An analytical approach is often taken to predict the performance of renewable energy systems at a site, but an analytic approach requires detailed information on the system to be modeled that is better determined during schematic design than guessed-at during pre-design. This paper describes a heuristic approach to identify and prioritize renewable energy project opportunities before detailed system information is available. The method determines the combination of renewable energy technologies that minimize life-cycle cost at a facility, often with a specified goal regarding percent of energy use from renewable sources. Technologies include: photovoltaics (PV); wind; solar thermal heat and electric; solar ventilation air preheating; solar water heating; biomass heat and electric (combustion, gasification, pyrolysis, anaerobic digestion); and daylighting. The method rests upon the National Renewable Energy Laboratory’s (NREL) capabilities in: characterizing of the empirical cost and performance of technologies; geographic information systems (GIS) resource assessment; and life-cycle cost analysis. For each technology, simple heuristic algorithms relate renewable energy resources at a site to annual energy delivery with coefficients that are determined empirically. Initial cost and operation and maintenance (O&M) cost also use empirical data. Economic performance is then calculated with a site’s utility rates and incentives.
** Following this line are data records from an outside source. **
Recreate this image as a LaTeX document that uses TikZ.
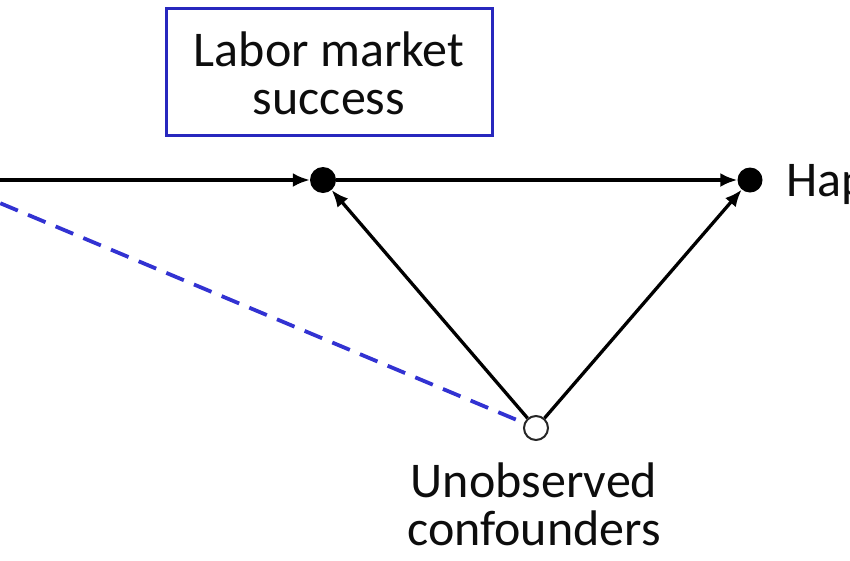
\documentclass[tikz,border=0pt]{standalone}
\usepackage{fontspec}
\setmainfont{Carlito}
\usetikzlibrary{arrows.meta}
\definecolor{boxblue}{RGB}{40,40,190}
\definecolor{dashblue}{RGB}{50,50,210}
\begin{document}
\begin{tikzpicture}[x=1pt,y=-1pt,
  lbl/.style={font=\fontsize{50}{48}\selectfont, align=center, text=black!95},
  fulldot/.style={circle, fill=black, inner sep=0pt, minimum size=26pt},
  opendot/.style={circle, draw=black!85, line width=2pt, fill=white, inner sep=0pt, minimum size=24pt},
  arr/.style={-{Latex[length=17pt,width=14pt]}, line width=3.3pt, black},
  dashline/.style={dash pattern=on 19pt off 11pt, line width=3.8pt, dashblue}
]
\useasboundingbox (0,0) rectangle (850,560);
\clip (0,0) rectangle (850,560);
\coordinate (edu) at (-55,180);
\node[draw=boxblue, line width=3pt, minimum width=326pt, minimum height=127pt, inner sep=0pt] (lms) at (329,71.5) {};
\node[lbl, inner sep=0pt] (lmstext) at (329,73) {Labor market\\success};
\node[fulldot] (m) at (323,180) {};
\node[fulldot, minimum size=25pt] (h) at (750,180) {};
\node[opendot] (u) at (536,428) {};
\node[lbl, anchor=west, inner sep=0pt] (htext) at (786,183) {Happiness};
\node[lbl, inner sep=0pt] (utext) at (534,504) {Unobserved\\confounders};
\draw[dashline] (edu) -- (u);
\draw[arr] (edu) -- (m);
\draw[arr] (m) -- (h);
\draw[arr] (u) -- (m);
\draw[arr] (u) -- (h);
\end{tikzpicture}
\end{document}
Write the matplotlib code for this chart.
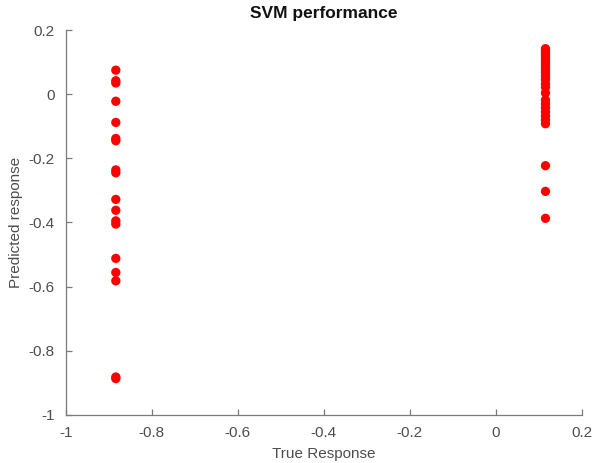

The paper discusses how to account for the way candidate technologies interact with each other, and the solver routine used to determine the combination that minimizes lifecycle cost. Results include optimal sizes of each technology, initial cost, operating cost, and life-cycle cost, including incentives from utilities or governments. Results inform early planning to identify and prioritize projects at a site for subsequent engineering and economic feasibility study. Case studies include industrial sites, military bases, and civic buildings.